Lesson for Marketers: ‘Blink’ and You’ll Miss It
Conference Speakers Emphasize Fact-Based Rather Than Intuitive Strategies
Dec. 6, 2010
Use your data, not your instinct. This was the message of the marketing practitioners’ conference, “Don’t ‘Blink!’ Use Fact-Based Marketing,” held Nov. 12 at The University of Texas at Dallas’ School of Management.
Dr. B.P.S. Murthi, coordinator of the school’s marketing programs, and Dr. Brian Ratchford, Davidson Distinguished Professor of Marketing, joined marketing and communications experts from such companies as Cisco, Southwest Airlines and PepsiCo in presenting case studies and research at the daylong professional event. Dr. Kevin Clancy, chairman of the Copernicus Corp., emphasized that “the correct marketing strategy is so strong it can change a brand’s trajectory, career path, entire company and sometimes industry as a whole.” More often than not, said Clancy, such transformational marketing is fact-based, not gut-based.
He and other speakers, including social media strategist Paul Gillin and Jeffrey Jarrett, global director of digital marketing for Kimberly Clark Corp., spoke against the idea of going only on instinct, as suggested in Blink: The Power of Thinking Without Thinking. Malcolm Gladwell's bestselling book stresses the importance of intuitive response. Instead, presenters focused on tracking and measuring success based on tangible data.
Clancy said that emotional, transcendental marketing strategies have zero effect on return on investment, whereas the most powerful messaging of the last 60 years has been tangible and product-based. Some examples he provided: Coca-Cola, with a message of “authentic, real, original”; Burger King, “have it your way”; and Apple, “easy to use.” As Clancy mentioned, the Coke slogan, “The Real Thing,” is 25 years old, and it’s the one most people remember, even though new slogans come out every three years. Today, marketing leans heavily on transcendental, instinctual messaging, he said, but it is not creating the desired results.

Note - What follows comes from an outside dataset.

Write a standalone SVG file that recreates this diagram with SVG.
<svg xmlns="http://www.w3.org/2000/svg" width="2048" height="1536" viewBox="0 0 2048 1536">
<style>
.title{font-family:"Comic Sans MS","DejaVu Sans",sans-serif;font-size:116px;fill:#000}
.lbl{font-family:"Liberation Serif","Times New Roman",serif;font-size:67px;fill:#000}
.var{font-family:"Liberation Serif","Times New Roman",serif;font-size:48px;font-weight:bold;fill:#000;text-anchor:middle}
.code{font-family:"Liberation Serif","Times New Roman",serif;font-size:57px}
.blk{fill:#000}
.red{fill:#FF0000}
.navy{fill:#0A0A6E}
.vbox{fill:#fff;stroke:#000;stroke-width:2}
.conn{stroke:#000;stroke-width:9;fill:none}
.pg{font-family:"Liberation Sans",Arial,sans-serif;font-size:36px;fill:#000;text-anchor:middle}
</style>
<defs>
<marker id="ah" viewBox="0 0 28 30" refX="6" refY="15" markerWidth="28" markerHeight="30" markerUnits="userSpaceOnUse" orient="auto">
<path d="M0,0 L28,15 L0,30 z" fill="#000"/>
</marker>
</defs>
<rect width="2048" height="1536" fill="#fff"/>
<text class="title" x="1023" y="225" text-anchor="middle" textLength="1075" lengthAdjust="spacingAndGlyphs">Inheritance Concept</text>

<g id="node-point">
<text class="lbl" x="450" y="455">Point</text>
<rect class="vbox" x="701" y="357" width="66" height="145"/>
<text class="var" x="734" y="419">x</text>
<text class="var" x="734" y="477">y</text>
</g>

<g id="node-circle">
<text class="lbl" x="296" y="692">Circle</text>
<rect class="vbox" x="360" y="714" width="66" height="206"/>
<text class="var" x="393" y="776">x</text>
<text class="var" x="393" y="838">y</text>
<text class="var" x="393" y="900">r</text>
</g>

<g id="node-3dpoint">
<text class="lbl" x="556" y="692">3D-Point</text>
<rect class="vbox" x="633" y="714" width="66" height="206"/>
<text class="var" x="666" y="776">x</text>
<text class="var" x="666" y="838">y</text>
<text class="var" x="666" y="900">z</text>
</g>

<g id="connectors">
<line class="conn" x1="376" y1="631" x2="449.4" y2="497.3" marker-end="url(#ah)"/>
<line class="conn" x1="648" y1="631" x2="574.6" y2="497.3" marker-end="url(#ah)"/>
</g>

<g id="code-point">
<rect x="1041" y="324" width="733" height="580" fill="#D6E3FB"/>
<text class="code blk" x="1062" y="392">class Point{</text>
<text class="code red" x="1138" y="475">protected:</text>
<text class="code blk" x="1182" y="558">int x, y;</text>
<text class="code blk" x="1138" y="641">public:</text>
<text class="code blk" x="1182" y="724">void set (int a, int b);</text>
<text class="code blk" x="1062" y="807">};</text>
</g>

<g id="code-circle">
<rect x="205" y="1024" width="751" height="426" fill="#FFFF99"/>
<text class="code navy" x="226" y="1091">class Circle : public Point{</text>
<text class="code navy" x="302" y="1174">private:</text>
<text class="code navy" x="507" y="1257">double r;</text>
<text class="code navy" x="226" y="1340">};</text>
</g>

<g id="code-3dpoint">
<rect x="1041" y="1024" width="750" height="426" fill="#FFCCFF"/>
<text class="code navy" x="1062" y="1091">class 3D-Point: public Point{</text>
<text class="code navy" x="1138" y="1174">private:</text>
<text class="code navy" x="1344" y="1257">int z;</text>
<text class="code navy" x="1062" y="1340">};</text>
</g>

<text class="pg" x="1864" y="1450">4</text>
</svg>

How to get those results? Clancy suggested that simulated test marketing is “the most validated tool in all of market research. You can measure a response to a sales pitch or ad campaign, and enter it into a mathematical model to predict results.”
Said results could include a possible move to social media, which Gillin, who gave a crash course on leveraging social media in a business-to-business and business-to-consumer environment, emphasized was not necessarily the goal: “If it doesn’t make sense to reach your customer, don’t use social media. If you have a Twitter account and don’t know how to use it, you look clueless. And it’s worse to look clueless than not to use social media at all.”
But useful or not, social media has changed society, Gillin said. Before, there was no way to block advertising messages — everyone got the same news from the same networks with no filters. But today, with Tivo, the iPad, the Internet and more, audiences have countless channels and ways to block what they don’t want to hear. Gillin said it is important to be useful and to get around those roadblocks. People don’t have to listen anymore — so find ways to make them listen.
According to Gillin, “Blogs are the best way to communicate expertise business-to-business. It is long form, not sound bites; it’s flexible, and it’s optimal for searching.” He said customers search for the problem, not the product (such as typing in “snow removal,” not “snow-blower”), so businesses should emphasize the problem when thinking of keywords for searches.
For business-to-consumer communication, Gillin recommended social networks — Facebook, Twitter or LinkedIn, primarily. These allow a business to deal with customer service directly and eliminate the middleman, thereby fostering new relationships and strengthening existing ones.
Conference speaker Ashley Pettit, communications analyst for Southwest Airlines, knows firsthand the value of social networking, and aims to retain customers by keeping them engaged and informed via a variety of social media outlets. Southwest has both a Facebook and Twitter account, which are used to announce corporate news, fare sales, and simply to interact with clients. Pettit reported that the airlines’ birthday sale, which was supported strictly by social media (without any paid advertising), “generated 8,000 bookings, which resulted in more than $1.6 million in sales.”
AAF Dallas President Gayle Boone (left) presents the AAF-Morris Hite Center Graduate Scholarship Award to MBA student Kristin Steed.
MBA Student Wins Morris Hite Award
The conference also included an award presentation: UT Dallas MBA student Kristin Steed received the $1,500 AAF-Morris Hite Center Graduate Scholarship Award.
Formerly the Dallas Ad League, AAF Dallas is the local chapter of the American Advertising Federation, an organization for professionals in advertising.
The chapter donated $3,000 for two merit-based scholarships. Half the money was earmarked for a graduate marketing student (Steed), and half —which will be awarded next spring — for an undergraduate marketing student.